_Challenge_
In this exercise, the entries below include pictures. Repeat exactly the lines from the line with "Write the Plotly code for this chart." to the line with "positions = list(range(len(categories)))", including both, but without the pictures.

_Entries_
** START **

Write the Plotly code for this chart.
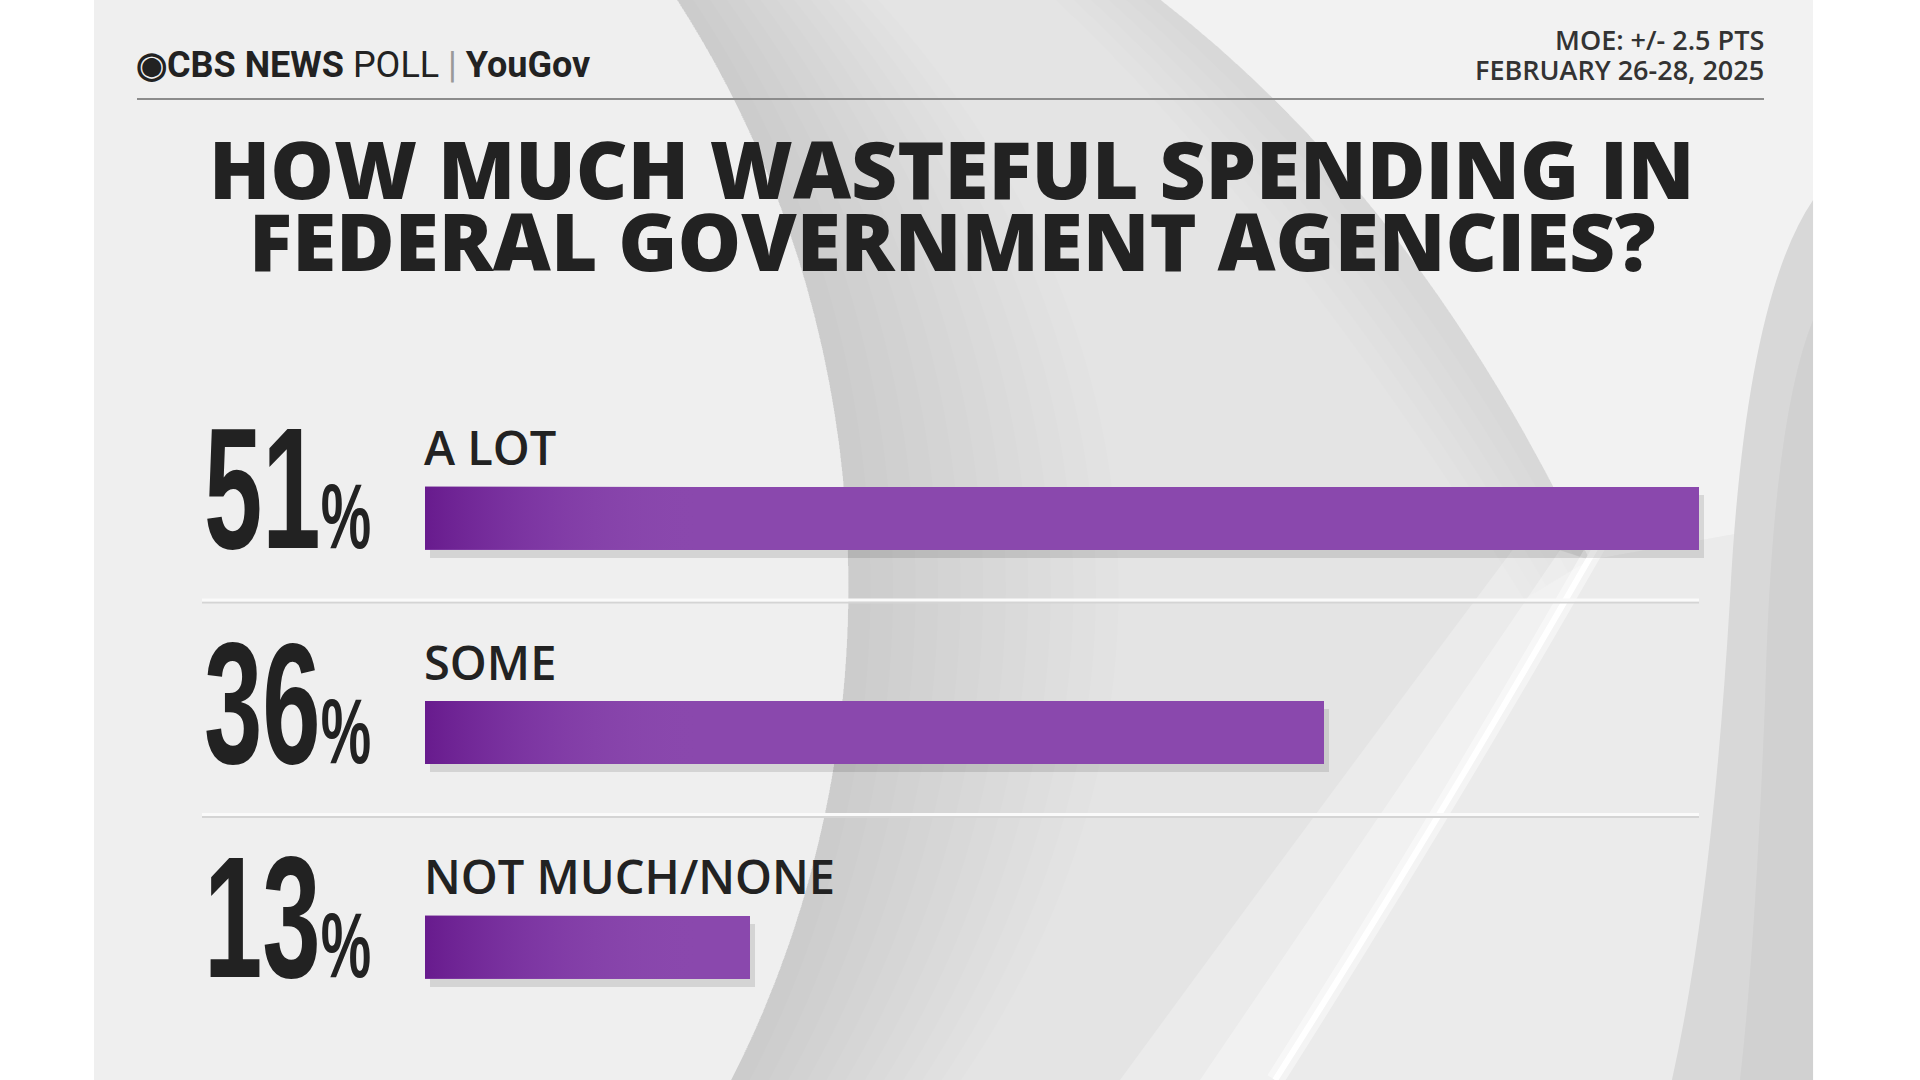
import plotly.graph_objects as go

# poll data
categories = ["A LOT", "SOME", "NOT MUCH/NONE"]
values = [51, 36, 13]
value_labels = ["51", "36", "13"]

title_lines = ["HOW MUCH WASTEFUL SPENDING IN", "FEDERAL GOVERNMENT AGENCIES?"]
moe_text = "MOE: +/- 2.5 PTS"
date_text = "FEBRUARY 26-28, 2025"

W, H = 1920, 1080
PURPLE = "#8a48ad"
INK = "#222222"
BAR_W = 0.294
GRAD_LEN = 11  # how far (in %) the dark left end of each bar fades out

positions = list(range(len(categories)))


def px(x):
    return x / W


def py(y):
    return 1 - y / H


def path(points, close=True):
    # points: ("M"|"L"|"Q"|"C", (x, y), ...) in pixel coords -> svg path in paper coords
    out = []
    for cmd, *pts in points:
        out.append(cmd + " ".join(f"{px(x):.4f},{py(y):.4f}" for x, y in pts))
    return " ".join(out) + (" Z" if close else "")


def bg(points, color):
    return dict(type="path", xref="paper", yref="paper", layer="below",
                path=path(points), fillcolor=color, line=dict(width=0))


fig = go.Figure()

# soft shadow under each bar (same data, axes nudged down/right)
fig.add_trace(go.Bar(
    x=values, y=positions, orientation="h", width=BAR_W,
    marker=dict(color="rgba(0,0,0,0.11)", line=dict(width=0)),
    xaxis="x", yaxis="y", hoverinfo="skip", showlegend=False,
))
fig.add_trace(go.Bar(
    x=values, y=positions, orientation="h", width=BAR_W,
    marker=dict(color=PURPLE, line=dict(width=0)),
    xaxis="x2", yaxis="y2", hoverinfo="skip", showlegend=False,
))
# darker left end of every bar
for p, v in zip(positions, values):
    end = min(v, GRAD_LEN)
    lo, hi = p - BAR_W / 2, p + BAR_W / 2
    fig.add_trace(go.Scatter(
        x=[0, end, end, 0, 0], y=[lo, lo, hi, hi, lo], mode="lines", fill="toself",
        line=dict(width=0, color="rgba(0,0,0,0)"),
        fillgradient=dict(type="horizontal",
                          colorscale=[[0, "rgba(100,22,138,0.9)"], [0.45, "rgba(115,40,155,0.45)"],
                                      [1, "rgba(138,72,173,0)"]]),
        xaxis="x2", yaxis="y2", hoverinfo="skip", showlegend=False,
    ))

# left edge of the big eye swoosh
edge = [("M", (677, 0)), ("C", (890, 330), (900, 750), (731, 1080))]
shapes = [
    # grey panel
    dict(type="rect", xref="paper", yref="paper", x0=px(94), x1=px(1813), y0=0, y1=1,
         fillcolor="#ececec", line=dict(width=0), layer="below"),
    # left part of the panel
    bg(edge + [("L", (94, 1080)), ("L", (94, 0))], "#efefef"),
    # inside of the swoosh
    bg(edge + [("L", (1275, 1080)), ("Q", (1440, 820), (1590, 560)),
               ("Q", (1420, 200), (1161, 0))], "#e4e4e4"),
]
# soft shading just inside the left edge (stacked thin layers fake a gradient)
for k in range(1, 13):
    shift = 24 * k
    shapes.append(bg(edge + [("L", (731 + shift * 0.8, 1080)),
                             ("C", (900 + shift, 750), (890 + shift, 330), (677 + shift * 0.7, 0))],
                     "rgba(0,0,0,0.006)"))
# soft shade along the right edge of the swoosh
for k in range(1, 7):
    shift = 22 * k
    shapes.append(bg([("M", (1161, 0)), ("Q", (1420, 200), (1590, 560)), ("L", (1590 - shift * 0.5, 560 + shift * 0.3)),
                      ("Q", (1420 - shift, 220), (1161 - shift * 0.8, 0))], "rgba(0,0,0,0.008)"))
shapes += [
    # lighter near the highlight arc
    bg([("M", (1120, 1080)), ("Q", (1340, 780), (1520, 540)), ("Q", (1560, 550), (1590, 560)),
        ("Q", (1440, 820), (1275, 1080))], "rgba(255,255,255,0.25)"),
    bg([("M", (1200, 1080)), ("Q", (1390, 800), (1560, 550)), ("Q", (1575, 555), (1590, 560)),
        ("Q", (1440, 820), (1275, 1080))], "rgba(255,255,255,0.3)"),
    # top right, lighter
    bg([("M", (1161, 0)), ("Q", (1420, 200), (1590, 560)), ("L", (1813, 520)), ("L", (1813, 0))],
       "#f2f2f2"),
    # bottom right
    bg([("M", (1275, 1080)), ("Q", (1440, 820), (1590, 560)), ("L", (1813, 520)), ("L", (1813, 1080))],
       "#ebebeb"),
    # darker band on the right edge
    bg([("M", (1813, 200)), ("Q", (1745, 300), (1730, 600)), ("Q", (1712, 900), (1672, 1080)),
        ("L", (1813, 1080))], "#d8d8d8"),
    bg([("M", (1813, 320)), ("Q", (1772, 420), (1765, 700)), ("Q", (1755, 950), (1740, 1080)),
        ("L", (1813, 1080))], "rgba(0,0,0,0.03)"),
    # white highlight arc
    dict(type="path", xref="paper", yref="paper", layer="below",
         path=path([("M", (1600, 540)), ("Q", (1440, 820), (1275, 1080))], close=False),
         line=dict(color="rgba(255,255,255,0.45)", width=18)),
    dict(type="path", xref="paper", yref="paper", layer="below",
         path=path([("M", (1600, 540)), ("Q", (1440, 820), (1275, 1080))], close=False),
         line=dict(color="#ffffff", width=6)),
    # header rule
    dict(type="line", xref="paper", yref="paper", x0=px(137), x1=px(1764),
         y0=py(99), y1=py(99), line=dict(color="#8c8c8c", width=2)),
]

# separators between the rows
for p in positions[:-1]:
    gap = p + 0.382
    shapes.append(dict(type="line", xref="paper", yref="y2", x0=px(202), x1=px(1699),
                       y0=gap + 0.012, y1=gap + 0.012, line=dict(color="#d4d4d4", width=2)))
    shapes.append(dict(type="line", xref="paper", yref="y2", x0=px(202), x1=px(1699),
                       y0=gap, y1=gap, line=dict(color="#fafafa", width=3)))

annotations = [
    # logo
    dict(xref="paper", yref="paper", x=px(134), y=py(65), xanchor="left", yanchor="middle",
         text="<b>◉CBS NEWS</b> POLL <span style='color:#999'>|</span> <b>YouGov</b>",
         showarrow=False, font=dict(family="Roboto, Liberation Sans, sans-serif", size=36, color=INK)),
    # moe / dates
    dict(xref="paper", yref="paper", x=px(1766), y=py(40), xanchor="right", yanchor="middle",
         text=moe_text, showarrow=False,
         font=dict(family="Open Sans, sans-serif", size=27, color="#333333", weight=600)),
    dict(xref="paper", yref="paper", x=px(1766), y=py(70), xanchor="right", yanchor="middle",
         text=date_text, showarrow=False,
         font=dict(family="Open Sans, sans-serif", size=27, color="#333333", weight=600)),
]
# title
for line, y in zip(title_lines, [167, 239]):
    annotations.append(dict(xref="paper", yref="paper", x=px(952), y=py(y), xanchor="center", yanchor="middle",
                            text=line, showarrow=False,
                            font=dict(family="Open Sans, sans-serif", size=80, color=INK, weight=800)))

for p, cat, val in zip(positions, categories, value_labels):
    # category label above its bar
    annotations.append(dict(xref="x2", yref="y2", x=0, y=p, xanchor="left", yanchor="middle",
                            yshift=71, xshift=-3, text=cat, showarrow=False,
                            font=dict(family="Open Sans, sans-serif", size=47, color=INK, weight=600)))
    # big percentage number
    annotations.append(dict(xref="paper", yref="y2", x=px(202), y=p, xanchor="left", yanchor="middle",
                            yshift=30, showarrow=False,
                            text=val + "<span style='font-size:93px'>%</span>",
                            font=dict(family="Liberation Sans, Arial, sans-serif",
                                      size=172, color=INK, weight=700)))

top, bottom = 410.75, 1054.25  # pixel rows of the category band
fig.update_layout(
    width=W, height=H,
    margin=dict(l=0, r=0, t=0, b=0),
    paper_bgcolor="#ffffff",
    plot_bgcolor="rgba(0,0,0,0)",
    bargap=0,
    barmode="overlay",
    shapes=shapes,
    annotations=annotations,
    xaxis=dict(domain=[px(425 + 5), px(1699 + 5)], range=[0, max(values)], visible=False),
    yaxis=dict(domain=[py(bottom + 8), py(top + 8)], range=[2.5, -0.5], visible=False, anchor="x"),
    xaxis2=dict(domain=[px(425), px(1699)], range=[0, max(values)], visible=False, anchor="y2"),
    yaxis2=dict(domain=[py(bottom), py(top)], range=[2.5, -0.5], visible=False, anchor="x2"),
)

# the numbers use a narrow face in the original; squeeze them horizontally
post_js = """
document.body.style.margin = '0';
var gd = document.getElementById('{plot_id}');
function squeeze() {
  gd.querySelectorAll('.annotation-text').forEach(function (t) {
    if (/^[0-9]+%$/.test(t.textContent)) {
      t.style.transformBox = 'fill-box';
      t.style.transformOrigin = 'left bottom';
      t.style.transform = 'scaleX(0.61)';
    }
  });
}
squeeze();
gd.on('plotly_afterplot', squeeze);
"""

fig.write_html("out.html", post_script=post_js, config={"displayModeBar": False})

** END **
** START **

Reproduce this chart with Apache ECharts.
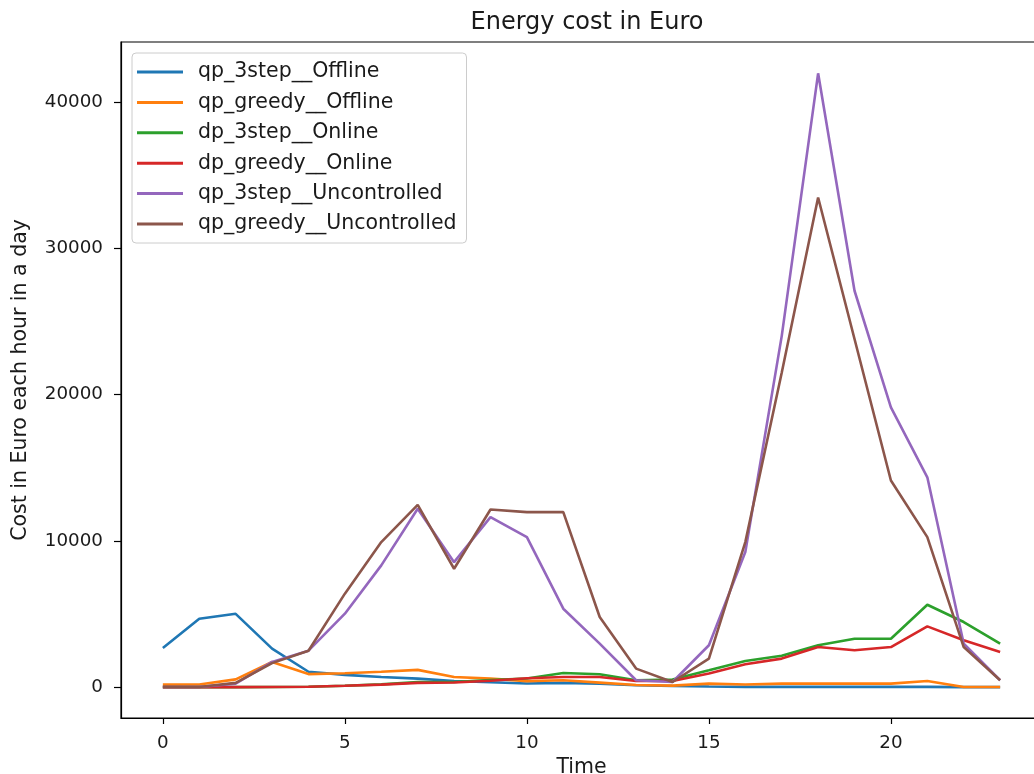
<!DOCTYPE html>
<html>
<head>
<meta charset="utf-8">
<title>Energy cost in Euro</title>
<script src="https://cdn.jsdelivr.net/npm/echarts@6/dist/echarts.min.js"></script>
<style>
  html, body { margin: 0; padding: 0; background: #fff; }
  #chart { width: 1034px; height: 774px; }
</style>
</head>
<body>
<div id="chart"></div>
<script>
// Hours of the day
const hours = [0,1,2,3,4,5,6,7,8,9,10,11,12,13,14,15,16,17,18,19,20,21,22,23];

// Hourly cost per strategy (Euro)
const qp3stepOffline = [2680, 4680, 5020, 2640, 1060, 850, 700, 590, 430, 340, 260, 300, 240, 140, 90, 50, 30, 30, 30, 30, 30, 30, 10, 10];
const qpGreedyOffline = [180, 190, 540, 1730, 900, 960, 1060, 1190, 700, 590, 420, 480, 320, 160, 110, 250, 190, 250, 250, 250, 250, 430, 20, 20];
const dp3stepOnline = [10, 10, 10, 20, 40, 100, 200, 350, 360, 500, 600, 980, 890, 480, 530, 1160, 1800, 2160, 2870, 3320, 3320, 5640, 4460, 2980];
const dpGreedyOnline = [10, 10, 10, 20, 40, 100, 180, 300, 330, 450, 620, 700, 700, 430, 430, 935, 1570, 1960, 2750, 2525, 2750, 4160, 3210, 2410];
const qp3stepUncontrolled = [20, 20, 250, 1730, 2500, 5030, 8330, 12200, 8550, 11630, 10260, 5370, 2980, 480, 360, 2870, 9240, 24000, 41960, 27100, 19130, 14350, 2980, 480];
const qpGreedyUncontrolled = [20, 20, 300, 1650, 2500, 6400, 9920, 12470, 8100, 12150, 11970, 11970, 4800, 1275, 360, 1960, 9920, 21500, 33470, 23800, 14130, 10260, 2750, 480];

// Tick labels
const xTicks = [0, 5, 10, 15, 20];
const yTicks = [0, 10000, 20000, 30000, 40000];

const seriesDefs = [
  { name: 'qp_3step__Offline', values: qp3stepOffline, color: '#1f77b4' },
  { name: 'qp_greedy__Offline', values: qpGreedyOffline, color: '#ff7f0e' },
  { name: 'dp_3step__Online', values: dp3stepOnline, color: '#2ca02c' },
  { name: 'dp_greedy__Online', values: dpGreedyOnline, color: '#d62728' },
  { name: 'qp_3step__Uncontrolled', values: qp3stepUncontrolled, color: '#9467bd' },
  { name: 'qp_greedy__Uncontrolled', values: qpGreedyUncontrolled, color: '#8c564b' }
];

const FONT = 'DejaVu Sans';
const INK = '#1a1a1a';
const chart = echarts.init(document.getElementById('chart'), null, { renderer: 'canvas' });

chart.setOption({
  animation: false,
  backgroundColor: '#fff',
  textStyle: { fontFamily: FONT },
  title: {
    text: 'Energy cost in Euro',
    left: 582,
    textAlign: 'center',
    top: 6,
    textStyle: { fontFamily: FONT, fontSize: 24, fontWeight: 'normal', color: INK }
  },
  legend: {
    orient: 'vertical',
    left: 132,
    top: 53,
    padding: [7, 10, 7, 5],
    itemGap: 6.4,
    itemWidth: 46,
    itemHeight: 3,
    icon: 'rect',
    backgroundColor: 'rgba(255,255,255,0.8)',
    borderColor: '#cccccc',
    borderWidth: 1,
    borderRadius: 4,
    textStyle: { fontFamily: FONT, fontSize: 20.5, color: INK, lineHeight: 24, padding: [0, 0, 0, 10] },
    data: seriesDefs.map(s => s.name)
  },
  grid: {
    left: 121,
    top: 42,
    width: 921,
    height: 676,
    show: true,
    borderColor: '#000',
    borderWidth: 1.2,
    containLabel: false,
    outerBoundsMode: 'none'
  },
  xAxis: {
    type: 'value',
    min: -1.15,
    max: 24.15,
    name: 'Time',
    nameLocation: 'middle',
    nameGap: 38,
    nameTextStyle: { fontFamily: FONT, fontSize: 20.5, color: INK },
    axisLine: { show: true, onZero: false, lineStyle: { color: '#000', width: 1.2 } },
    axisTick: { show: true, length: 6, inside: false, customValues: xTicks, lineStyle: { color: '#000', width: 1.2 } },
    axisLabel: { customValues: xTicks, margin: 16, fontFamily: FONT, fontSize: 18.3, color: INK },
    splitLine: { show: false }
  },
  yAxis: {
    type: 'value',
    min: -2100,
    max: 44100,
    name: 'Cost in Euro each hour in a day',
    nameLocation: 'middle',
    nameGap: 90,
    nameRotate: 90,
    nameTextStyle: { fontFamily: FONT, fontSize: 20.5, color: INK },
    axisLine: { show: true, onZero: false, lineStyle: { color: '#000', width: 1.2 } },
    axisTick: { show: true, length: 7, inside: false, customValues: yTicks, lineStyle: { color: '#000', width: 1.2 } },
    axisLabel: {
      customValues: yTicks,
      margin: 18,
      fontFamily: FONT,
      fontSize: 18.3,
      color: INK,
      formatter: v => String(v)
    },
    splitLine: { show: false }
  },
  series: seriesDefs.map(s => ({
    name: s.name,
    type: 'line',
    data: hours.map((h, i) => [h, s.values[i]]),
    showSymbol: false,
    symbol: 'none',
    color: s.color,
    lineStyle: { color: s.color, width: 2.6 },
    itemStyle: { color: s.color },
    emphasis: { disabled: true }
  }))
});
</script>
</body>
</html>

** END **
** START **

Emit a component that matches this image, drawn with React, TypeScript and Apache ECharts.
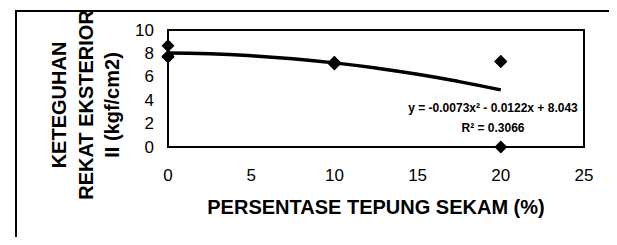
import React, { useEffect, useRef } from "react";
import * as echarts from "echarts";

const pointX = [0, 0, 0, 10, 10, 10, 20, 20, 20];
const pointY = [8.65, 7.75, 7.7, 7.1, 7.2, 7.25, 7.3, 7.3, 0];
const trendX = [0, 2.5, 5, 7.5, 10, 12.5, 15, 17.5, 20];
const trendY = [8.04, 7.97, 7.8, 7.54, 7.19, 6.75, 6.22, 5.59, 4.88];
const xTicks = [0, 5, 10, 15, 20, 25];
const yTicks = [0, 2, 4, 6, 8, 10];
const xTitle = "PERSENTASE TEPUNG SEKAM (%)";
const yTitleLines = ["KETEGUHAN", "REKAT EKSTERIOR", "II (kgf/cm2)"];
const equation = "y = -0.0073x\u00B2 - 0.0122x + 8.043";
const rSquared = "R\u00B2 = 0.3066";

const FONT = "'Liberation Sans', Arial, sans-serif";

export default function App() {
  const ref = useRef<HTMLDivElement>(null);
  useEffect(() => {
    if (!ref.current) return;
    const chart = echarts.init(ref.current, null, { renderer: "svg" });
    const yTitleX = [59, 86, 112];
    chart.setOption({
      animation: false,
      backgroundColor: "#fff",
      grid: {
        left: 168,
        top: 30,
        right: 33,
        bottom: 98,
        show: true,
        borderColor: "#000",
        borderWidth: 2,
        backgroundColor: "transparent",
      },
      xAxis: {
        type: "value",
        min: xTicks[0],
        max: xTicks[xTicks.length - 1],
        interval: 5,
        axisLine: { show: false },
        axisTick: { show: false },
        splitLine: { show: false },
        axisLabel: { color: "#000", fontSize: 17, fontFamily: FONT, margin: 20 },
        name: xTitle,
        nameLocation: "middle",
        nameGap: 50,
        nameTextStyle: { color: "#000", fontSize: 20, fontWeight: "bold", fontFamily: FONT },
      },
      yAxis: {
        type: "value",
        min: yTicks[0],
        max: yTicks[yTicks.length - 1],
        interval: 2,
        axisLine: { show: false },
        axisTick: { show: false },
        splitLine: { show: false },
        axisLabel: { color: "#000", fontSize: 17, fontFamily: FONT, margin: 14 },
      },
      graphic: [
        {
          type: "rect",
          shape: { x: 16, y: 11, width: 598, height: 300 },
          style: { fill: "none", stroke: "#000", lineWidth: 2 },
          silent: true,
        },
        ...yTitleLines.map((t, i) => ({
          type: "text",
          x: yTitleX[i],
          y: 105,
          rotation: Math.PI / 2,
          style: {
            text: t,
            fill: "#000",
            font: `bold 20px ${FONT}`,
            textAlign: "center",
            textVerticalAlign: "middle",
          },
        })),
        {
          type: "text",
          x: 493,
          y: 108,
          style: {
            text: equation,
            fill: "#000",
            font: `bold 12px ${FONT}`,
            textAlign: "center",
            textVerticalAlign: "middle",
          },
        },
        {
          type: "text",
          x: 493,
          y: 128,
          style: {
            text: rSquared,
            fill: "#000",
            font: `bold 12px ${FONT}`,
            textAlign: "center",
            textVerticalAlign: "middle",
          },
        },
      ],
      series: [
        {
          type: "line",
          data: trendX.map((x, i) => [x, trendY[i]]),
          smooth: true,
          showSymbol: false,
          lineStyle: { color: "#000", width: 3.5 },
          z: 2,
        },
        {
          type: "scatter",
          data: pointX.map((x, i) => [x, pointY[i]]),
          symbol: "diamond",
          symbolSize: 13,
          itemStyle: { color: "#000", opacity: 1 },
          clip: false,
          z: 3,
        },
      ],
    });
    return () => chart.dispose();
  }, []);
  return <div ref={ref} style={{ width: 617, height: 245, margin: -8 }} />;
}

** END **

_Result_
Write the Plotly code for this chart.
import plotly.graph_objects as go

# poll data
categories = ["A LOT", "SOME", "NOT MUCH/NONE"]
values = [51, 36, 13]
value_labels = ["51", "36", "13"]

title_lines = ["HOW MUCH WASTEFUL SPENDING IN", "FEDERAL GOVERNMENT AGENCIES?"]
moe_text = "MOE: +/- 2.5 PTS"
date_text = "FEBRUARY 26-28, 2025"

W, H = 1920, 1080
PURPLE = "#8a48ad"
INK = "#222222"
BAR_W = 0.294
GRAD_LEN = 11  # how far (in %) the dark left end of each bar fades out

positions = list(range(len(categories)))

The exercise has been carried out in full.